Mr. Romney's solution for the problem of such "free riders" is to make health insurance cheaper through subsidies and tax breaks, and then to require everyone to get it. The new law, though, specifies that individuals must buy insurance provided that it is "affordable." Though the law has been passed, it is still up to the Massachusetts Division of Insurance to determine the guidelines for affordability of packages offered by insurance companies, and then for those insurance companies to agree to offer these "affordable" rates.

"It's a whole new universe that we're exploring," Christopher Goetcheus of the Massachusetts Division of Insurance told WORLD. "It was tough to get the law passed, but it will be even tougher to come up with affordable insurance."

Insurance for a single 25-year-old who lives in the Boston area and purchases an Anthem Blue Cross Blue Shield plan with a $250 deductible costs $608 per month; one who lives in the Springfield area of western Massachusetts pays $536 per month.

In nearby Connecticut, the most comprehensive Anthem Blue Cross Blue Shield plan costs only $283 per month, less than half of the average cost of comparable Massachusetts insurance.
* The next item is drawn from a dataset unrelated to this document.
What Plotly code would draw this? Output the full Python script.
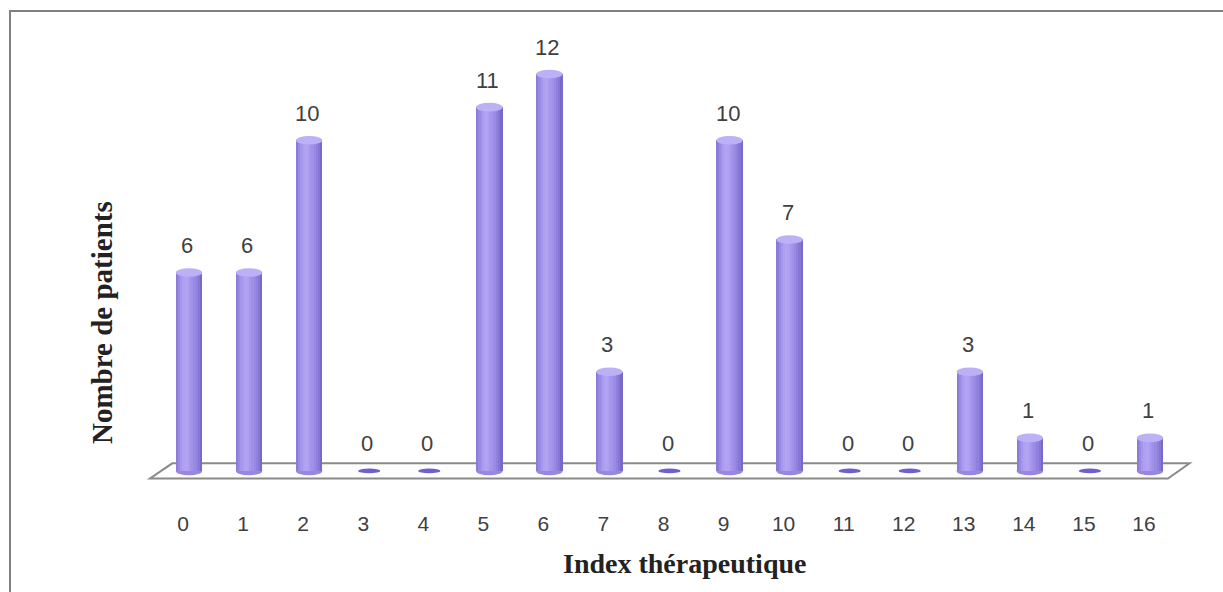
import plotly.graph_objects as go

# Data: number of patients for each therapeutic index value
index_values = list(range(17))
tick_labels = [str(i) for i in index_values]
patients = [6, 6, 10, 0, 0, 11, 12, 3, 0, 10, 7, 0, 0, 3, 1, 0, 1]

# Page geometry (pixels)
FIG_W, FIG_H = 1223, 592
M_L, M_R, M_T, M_B = 141, 25, 41, 88
PLOT_W = FIG_W - M_L - M_R
PLOT_H = FIG_H - M_T - M_B


def px_x(px):
    return (px - M_L) / PLOT_W


def px_y(py):
    return (FIG_H - M_B - py) / PLOT_H


BAR_W = 0.44
# vertical strips giving the cylinder its shading (left -> right)
strip_colors = ["#8c7cda", "#9a8ae4", "#a696ec", "#af9ff1", "#b3a4f3",
                "#afa0f1", "#a797ec", "#a090e8", "#9989e4", "#9181de",
                "#8777d4", "#7a6ac8"]
n_strips = len(strip_colors)

fig = go.Figure()

for k, col in enumerate(strip_colors):
    fig.add_trace(go.Bar(
        x=index_values, y=patients,
        width=BAR_W / n_strips * 1.05,
        offset=-BAR_W / 2 + k * BAR_W / n_strips,
        marker=dict(color=col, line=dict(width=0)),
        hoverinfo="skip", showlegend=False,
    ))

shapes = []
# outer frame of the chart
shapes.append(dict(type="rect", xref="paper", yref="paper",
                   x0=px_x(10), x1=px_x(1240), y0=px_y(610), y1=px_y(11),
                   line=dict(color="#808080", width=2), layer="below"))
# floor of the 3D chart
shapes.append(dict(type="path", xref="x", yref="y",
                   path="M -0.65,-0.23 L 16.30,-0.23 L 16.66,0.23 L -0.28,0.23 Z",
                   fillcolor="#fdfdfd", line=dict(color="#8a8a8a", width=2),
                   layer="below"))

CAP_H = 0.13
for i, v in zip(index_values, patients):
    if v > 0:
        # rounded bottom of the cylinder
        shapes.append(dict(type="circle", xref="x", yref="y",
                           x0=i - BAR_W / 2, x1=i + BAR_W / 2,
                           y0=-CAP_H, y1=CAP_H,
                           fillcolor="#9787e2", line=dict(width=0),
                           layer="below"))
        # top cap
        shapes.append(dict(type="circle", xref="x", yref="y",
                           x0=i - BAR_W / 2, x1=i + BAR_W / 2,
                           y0=v - CAP_H, y1=v + CAP_H,
                           fillcolor="#bcb0f6", line=dict(width=0)))
    else:
        # empty category: flat disc lying on the floor
        shapes.append(dict(type="circle", xref="x", yref="y",
                           x0=i - BAR_W * 0.42, x1=i + BAR_W * 0.42,
                           y0=-0.07, y1=0.07,
                           fillcolor="#6e5fcf", line=dict(width=0)))

annotations = []
for i, v in zip(index_values, patients):
    annotations.append(dict(x=i, y=v, xref="x", yref="y", text=str(v),
                            showarrow=False, yanchor="middle", yshift=27,
                            xshift=-2,
                            font=dict(family="Liberation Sans", size=22,
                                      color="#404040")))

annotations.append(dict(x=px_x(684), y=px_y(563), xref="paper", yref="paper",
                        text="<b>Index thérapeutique</b>", showarrow=False,
                        xanchor="center", yanchor="middle",
                        font=dict(family="Liberation Serif", size=28,
                                  color="#222222")))
annotations.append(dict(x=px_x(102), y=px_y(323), xref="paper", yref="paper",
                        text="<b>Nombre de patients</b>", showarrow=False,
                        textangle=-90, xanchor="center", yanchor="middle",
                        font=dict(family="Liberation Serif", size=29,
                                  color="#222222")))

fig.update_layout(
    width=FIG_W, height=FIG_H,
    margin=dict(l=M_L, r=M_R, t=M_T, b=M_B, autoexpand=False),
    paper_bgcolor="white", plot_bgcolor="rgba(0,0,0,0)",
    barmode="overlay", bargap=0,
    shapes=shapes, annotations=annotations,
    xaxis=dict(range=[-0.8, 16.8], tickmode="array", tickvals=index_values,
               ticktext=tick_labels, showgrid=False, zeroline=False,
               showline=False, ticks="", ticklabelshift=-6,
               ticklabelstandoff=5,
               tickfont=dict(family="Liberation Sans", size=21,
                             color="#404040")),
    yaxis=dict(range=[-1, 13], showgrid=False, zeroline=False,
               showline=False, showticklabels=False, ticks=""),
)

fig.write_html("out.html")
Mr. Goetcheus explained the difference by noting that "Massachusetts has the Cadillac of benefits": a blizzard of lobbyist activity has influenced the legislature to pass what are known as "mandated benefits" that include coverage for chiropractic care, infertility treatments, and much more: Massachusetts even has special provisions for people with PKU, a rare genetic disease. The Massachusetts insurance website includes 42 new press releases listing different mandates added to insurance coverage since the late 1990s. These mandates fiercely drive up costs individuals must pay.

Asked whether these highly specific mandated benefits are worth driving up the cost for everyone, Mr. Goetcheus replied, "The legislature makes the playbook. We just use it. Every single mandated benefit must have helped someone along the line, but the bottom line is, they make plans very unaffordable."

If Mr. Romney's plan has overlooked the main reason that insurance premiums are unaffordable in his state, it still leaves Connecticut with the problem of ice-cream-scooper Mike. In Connecticut, insurance is almost half the price charged in Massachusetts, yet many residents remain uninsured, even though a policy that insures purchasers against medical catastrophe can cost as little as $30 per month. Mr. Kochis works at least 45 hours per week and earns over $10 per hour, but says he cannot afford health insurance.

The option of a catastrophic-insurance-only policy receives little publicity and is unsatisfactory to many since it doesn't cover screenings, physicals, prescriptions, or any preventive care. Still, it is "affordable" for Mr. Kochis and many others. That means the Massachusetts law's caveat that insurance must be "affordable" is looking problematic.